• THE TASK:
Set the listing down again exactly, please, apart from its pictures.

• DATA SECTION:
....................

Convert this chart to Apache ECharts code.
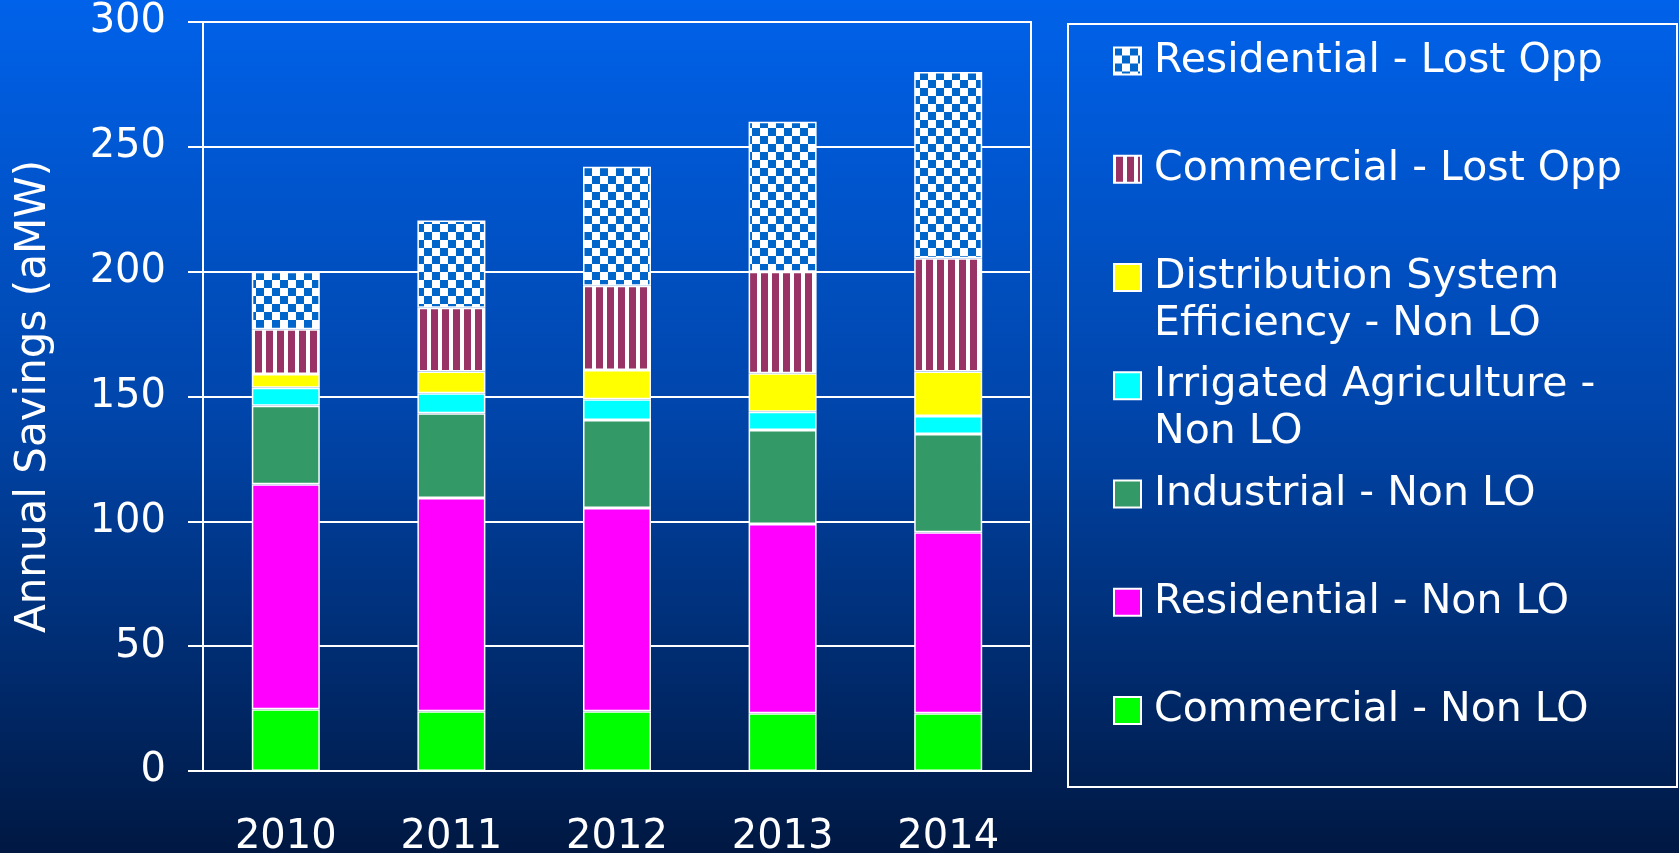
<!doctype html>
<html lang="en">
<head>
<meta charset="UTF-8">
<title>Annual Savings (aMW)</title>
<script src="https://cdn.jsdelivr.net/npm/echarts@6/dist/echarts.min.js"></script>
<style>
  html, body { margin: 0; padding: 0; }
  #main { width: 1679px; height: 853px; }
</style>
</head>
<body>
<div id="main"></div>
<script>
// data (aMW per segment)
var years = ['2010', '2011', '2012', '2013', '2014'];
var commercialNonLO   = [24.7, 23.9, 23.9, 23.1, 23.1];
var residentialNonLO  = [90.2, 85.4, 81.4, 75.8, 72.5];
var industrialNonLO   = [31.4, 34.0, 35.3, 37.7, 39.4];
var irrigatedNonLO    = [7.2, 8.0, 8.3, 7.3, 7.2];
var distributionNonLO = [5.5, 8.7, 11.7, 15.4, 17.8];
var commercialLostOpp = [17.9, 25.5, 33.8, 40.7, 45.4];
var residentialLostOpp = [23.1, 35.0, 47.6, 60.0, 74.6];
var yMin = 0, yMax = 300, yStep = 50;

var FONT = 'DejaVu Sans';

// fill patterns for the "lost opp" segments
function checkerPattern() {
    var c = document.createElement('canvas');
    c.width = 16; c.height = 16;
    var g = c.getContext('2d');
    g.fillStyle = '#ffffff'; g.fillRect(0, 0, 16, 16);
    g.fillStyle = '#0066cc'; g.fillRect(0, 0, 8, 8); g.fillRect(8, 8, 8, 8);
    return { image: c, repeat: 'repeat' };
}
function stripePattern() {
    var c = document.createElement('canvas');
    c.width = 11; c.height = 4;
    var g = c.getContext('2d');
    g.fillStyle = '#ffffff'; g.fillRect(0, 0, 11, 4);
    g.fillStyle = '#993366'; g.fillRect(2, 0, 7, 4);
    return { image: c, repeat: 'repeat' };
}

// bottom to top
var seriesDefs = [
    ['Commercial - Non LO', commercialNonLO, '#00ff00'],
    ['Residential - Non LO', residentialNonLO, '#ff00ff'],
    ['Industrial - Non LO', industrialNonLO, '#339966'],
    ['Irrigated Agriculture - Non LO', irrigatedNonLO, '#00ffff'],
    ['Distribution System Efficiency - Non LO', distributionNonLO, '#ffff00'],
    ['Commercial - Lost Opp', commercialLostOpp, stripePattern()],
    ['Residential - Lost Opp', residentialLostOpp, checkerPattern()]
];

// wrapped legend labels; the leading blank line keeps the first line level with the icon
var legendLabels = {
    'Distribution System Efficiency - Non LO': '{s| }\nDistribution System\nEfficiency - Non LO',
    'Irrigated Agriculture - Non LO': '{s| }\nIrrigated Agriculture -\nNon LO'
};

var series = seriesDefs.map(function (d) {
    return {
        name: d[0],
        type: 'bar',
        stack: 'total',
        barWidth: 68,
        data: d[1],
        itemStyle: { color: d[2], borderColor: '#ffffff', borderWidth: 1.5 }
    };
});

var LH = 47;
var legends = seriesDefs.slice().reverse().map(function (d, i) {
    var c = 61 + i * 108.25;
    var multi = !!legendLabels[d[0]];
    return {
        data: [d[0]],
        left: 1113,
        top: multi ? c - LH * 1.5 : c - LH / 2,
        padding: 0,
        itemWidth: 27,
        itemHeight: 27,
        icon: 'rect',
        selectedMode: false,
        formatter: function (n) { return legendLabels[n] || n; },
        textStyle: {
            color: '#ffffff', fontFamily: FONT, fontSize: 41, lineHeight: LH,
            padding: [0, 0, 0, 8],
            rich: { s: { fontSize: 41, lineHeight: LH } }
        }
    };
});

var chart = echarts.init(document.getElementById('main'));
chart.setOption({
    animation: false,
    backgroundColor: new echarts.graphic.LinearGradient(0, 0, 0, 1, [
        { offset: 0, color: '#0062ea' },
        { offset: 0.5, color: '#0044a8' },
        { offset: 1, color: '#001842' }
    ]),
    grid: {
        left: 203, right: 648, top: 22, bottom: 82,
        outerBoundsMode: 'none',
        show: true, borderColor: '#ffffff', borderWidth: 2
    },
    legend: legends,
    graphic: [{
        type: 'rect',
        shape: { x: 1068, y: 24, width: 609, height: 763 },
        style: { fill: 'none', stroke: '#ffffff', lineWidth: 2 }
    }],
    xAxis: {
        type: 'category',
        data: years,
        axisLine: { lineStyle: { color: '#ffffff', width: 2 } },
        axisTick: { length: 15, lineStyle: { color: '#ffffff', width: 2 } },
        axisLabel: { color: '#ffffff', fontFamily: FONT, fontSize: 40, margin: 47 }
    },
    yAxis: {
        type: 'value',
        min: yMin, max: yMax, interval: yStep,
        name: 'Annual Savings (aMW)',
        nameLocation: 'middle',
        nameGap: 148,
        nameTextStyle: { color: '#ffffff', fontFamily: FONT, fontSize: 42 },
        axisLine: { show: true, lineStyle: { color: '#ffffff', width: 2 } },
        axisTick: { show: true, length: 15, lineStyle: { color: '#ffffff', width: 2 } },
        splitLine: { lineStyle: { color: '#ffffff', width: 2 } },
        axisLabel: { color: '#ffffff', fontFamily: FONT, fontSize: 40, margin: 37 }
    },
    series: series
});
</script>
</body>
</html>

....................

• WRITTEN RESPONSE:
Convert this chart to Apache ECharts code.
<!doctype html>
<html lang="en">
<head>
<meta charset="UTF-8">
<title>Annual Savings (aMW)</title>
<script src="https://cdn.jsdelivr.net/npm/echarts@6/dist/echarts.min.js"></script>
<style>
  html, body { margin: 0; padding: 0; }
  #main { width: 1679px; height: 853px; }
</style>
</head>
<body>
<div id="main"></div>
<script>
// data (aMW per segment)
var years = ['2010', '2011', '2012', '2013', '2014'];
var commercialNonLO   = [24.7, 23.9, 23.9, 23.1, 23.1];
var residentialNonLO  = [90.2, 85.4, 81.4, 75.8, 72.5];
var industrialNonLO   = [31.4, 34.0, 35.3, 37.7, 39.4];
var irrigatedNonLO    = [7.2, 8.0, 8.3, 7.3, 7.2];
var distributionNonLO = [5.5, 8.7, 11.7, 15.4, 17.8];
var commercialLostOpp = [17.9, 25.5, 33.8, 40.7, 45.4];
var residentialLostOpp = [23.1, 35.0, 47.6, 60.0, 74.6];
var yMin = 0, yMax = 300, yStep = 50;

var FONT = 'DejaVu Sans';

// fill patterns for the "lost opp" segments
function checkerPattern() {
    var c = document.createElement('canvas');
    c.width = 16; c.height = 16;
    var g = c.getContext('2d');
    g.fillStyle = '#ffffff'; g.fillRect(0, 0, 16, 16);
    g.fillStyle = '#0066cc'; g.fillRect(0, 0, 8, 8); g.fillRect(8, 8, 8, 8);
    return { image: c, repeat: 'repeat' };
}
function stripePattern() {
    var c = document.createElement('canvas');
    c.width = 11; c.height = 4;
    var g = c.getContext('2d');
    g.fillStyle = '#ffffff'; g.fillRect(0, 0, 11, 4);
    g.fillStyle = '#993366'; g.fillRect(2, 0, 7, 4);
    return { image: c, repeat: 'repeat' };
}

// bottom to top
var seriesDefs = [
    ['Commercial - Non LO', commercialNonLO, '#00ff00'],
    ['Residential - Non LO', residentialNonLO, '#ff00ff'],
    ['Industrial - Non LO', industrialNonLO, '#339966'],
    ['Irrigated Agriculture - Non LO', irrigatedNonLO, '#00ffff'],
    ['Distribution System Efficiency - Non LO', distributionNonLO, '#ffff00'],
    ['Commercial - Lost Opp', commercialLostOpp, stripePattern()],
    ['Residential - Lost Opp', residentialLostOpp, checkerPattern()]
];

// wrapped legend labels; the leading blank line keeps the first line level with the icon
var legendLabels = {
    'Distribution System Efficiency - Non LO': '{s| }\nDistribution System\nEfficiency - Non LO',
    'Irrigated Agriculture - Non LO': '{s| }\nIrrigated Agriculture -\nNon LO'
};

var series = seriesDefs.map(function (d) {
    return {
        name: d[0],
        type: 'bar',
        stack: 'total',
        barWidth: 68,
        data: d[1],
        itemStyle: { color: d[2], borderColor: '#ffffff', borderWidth: 1.5 }
    };
});

var LH = 47;
var legends = seriesDefs.slice().reverse().map(function (d, i) {
    var c = 61 + i * 108.25;
    var multi = !!legendLabels[d[0]];
    return {
        data: [d[0]],
        left: 1113,
        top: multi ? c - LH * 1.5 : c - LH / 2,
        padding: 0,
        itemWidth: 27,
        itemHeight: 27,
        icon: 'rect',
        selectedMode: false,
        formatter: function (n) { return legendLabels[n] || n; },
        textStyle: {
            color: '#ffffff', fontFamily: FONT, fontSize: 41, lineHeight: LH,
            padding: [0, 0, 0, 8],
            rich: { s: { fontSize: 41, lineHeight: LH } }
        }
    };
});

var chart = echarts.init(document.getElementById('main'));
chart.setOption({
    animation: false,
    backgroundColor: new echarts.graphic.LinearGradient(0, 0, 0, 1, [
        { offset: 0, color: '#0062ea' },
        { offset: 0.5, color: '#0044a8' },
        { offset: 1, color: '#001842' }
    ]),
    grid: {
        left: 203, right: 648, top: 22, bottom: 82,
        outerBoundsMode: 'none',
        show: true, borderColor: '#ffffff', borderWidth: 2
    },
    legend: legends,
    graphic: [{
        type: 'rect',
        shape: { x: 1068, y: 24, width: 609, height: 763 },
        style: { fill: 'none', stroke: '#ffffff', lineWidth: 2 }
    }],
    xAxis: {
        type: 'category',
        data: years,
        axisLine: { lineStyle: { color: '#ffffff', width: 2 } },
        axisTick: { length: 15, lineStyle: { color: '#ffffff', width: 2 } },
        axisLabel: { color: '#ffffff', fontFamily: FONT, fontSize: 40, margin: 47 }
    },
    yAxis: {
        type: 'value',
        min: yMin, max: yMax, interval: yStep,
        name: 'Annual Savings (aMW)',
        nameLocation: 'middle',
        nameGap: 148,
        nameTextStyle: { color: '#ffffff', fontFamily: FONT, fontSize: 42 },
        axisLine: { show: true, lineStyle: { color: '#ffffff', width: 2 } },
        axisTick: { show: true, length: 15, lineStyle: { color: '#ffffff', width: 2 } },
        splitLine: { lineStyle: { color: '#ffffff', width: 2 } },
        axisLabel: { color: '#ffffff', fontFamily: FONT, fontSize: 40, margin: 37 }
    },
    series: series
});
</script>
</body>
</html>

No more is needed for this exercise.